#### [Given exercise]
Show every line below where "this" can be found.

#### [Given data]
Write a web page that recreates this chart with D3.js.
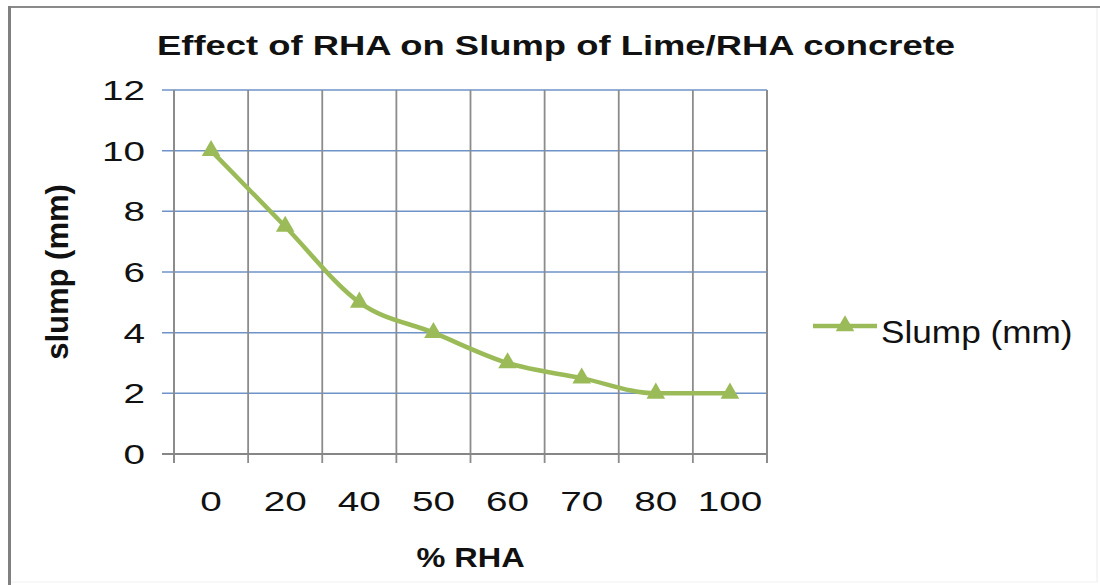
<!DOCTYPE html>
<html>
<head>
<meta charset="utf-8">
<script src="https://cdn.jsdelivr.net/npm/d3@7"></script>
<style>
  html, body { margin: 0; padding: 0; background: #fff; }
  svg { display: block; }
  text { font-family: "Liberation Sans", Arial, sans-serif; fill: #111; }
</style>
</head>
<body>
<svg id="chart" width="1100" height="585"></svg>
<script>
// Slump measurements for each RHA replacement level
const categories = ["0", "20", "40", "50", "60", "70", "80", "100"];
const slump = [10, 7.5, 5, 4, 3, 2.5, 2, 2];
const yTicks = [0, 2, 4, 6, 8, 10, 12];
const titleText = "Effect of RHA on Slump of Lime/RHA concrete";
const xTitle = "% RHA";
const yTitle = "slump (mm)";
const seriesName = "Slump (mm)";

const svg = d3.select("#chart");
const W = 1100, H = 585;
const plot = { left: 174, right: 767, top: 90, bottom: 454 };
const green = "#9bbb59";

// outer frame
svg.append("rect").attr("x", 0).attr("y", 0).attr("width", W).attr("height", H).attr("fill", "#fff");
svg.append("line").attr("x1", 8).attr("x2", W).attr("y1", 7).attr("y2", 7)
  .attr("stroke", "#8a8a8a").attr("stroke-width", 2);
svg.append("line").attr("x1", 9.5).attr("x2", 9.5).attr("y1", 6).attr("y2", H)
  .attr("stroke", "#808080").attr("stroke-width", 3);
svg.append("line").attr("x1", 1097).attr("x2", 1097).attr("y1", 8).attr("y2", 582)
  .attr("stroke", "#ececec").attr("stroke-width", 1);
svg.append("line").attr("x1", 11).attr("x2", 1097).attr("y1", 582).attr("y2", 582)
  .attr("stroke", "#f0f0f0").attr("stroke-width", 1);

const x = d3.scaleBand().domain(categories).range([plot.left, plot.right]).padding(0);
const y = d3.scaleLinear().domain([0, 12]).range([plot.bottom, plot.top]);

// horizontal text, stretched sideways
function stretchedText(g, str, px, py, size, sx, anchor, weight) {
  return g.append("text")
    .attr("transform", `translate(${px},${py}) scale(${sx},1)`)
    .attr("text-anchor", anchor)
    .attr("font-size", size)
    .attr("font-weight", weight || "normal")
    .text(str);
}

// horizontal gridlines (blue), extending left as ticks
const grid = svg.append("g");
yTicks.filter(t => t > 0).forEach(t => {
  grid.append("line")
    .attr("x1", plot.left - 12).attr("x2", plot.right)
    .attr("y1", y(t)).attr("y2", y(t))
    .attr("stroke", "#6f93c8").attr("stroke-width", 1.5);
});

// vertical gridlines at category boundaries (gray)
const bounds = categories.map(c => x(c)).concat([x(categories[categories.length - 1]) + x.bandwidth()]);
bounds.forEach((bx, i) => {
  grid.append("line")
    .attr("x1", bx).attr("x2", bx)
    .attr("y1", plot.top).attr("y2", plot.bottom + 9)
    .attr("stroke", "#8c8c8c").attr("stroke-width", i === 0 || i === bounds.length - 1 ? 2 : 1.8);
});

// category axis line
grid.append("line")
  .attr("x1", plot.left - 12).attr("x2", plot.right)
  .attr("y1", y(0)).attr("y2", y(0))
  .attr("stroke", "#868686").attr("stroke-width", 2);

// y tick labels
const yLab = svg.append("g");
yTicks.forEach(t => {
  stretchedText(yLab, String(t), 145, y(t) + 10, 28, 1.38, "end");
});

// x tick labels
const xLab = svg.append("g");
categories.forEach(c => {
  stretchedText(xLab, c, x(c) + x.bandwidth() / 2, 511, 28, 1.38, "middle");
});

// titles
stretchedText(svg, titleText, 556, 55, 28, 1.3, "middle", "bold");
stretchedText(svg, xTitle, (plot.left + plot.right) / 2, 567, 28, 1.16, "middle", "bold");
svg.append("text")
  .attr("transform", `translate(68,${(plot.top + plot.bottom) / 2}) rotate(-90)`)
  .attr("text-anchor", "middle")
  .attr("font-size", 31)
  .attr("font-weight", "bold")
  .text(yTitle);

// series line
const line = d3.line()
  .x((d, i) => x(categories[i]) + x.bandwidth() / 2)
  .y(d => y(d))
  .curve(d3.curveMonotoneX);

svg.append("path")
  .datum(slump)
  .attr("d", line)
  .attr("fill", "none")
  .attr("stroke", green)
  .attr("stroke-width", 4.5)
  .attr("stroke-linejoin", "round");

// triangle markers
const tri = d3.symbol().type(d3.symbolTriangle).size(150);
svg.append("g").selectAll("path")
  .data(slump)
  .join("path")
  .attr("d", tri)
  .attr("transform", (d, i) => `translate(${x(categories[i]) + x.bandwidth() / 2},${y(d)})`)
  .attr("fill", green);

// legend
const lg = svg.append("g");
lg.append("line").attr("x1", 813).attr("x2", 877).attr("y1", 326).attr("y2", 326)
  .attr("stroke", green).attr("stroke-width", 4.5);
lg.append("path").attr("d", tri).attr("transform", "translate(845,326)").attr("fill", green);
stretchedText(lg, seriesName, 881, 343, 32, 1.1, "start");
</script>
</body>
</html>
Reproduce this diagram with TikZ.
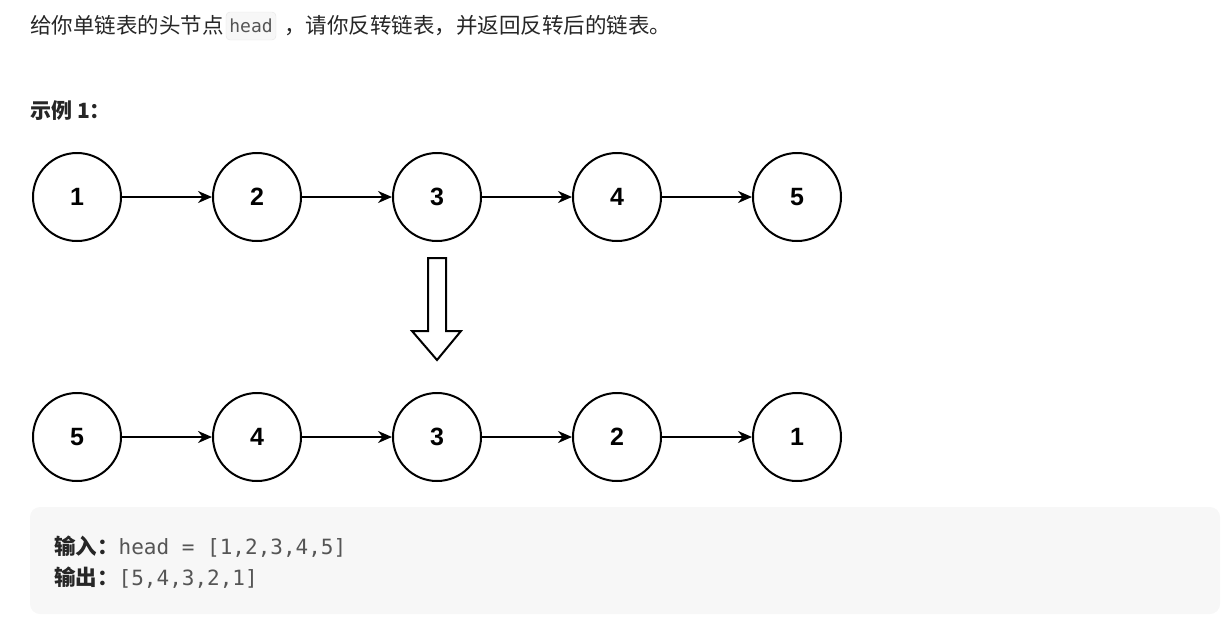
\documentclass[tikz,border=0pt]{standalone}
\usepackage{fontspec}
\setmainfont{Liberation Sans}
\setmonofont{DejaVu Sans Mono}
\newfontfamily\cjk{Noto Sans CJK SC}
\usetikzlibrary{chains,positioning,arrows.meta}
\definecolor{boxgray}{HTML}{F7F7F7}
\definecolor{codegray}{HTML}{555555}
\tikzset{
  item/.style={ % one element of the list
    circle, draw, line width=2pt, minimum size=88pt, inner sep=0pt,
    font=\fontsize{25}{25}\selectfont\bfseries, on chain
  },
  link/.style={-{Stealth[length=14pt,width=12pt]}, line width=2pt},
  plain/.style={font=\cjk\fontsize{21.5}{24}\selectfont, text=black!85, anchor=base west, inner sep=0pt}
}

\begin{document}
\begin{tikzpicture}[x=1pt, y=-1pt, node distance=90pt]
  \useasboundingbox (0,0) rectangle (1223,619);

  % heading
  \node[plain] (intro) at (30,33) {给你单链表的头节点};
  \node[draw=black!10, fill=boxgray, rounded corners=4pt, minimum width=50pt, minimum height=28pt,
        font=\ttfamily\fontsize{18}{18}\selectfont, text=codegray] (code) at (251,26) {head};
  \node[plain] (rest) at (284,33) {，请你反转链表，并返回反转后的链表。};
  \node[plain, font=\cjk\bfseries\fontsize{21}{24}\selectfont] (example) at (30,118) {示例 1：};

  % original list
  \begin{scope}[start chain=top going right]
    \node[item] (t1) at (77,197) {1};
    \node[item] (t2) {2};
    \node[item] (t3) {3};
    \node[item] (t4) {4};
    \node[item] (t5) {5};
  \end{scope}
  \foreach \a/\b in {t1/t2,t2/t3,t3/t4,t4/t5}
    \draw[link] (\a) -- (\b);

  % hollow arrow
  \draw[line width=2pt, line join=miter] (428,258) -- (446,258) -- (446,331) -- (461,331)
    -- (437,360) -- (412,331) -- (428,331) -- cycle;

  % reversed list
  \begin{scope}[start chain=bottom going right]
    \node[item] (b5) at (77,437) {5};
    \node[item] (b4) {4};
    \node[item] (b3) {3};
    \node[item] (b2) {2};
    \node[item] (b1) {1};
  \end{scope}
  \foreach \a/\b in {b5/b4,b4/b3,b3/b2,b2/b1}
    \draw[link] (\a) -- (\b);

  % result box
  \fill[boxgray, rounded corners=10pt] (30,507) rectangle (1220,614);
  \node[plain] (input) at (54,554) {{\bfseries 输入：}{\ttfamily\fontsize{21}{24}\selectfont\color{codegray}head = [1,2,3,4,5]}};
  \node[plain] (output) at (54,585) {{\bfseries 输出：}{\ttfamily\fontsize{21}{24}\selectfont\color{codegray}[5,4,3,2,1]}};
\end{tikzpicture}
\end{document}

#### [Task result]
Write a web page that recreates this chart with D3.js.
Reproduce this diagram with TikZ.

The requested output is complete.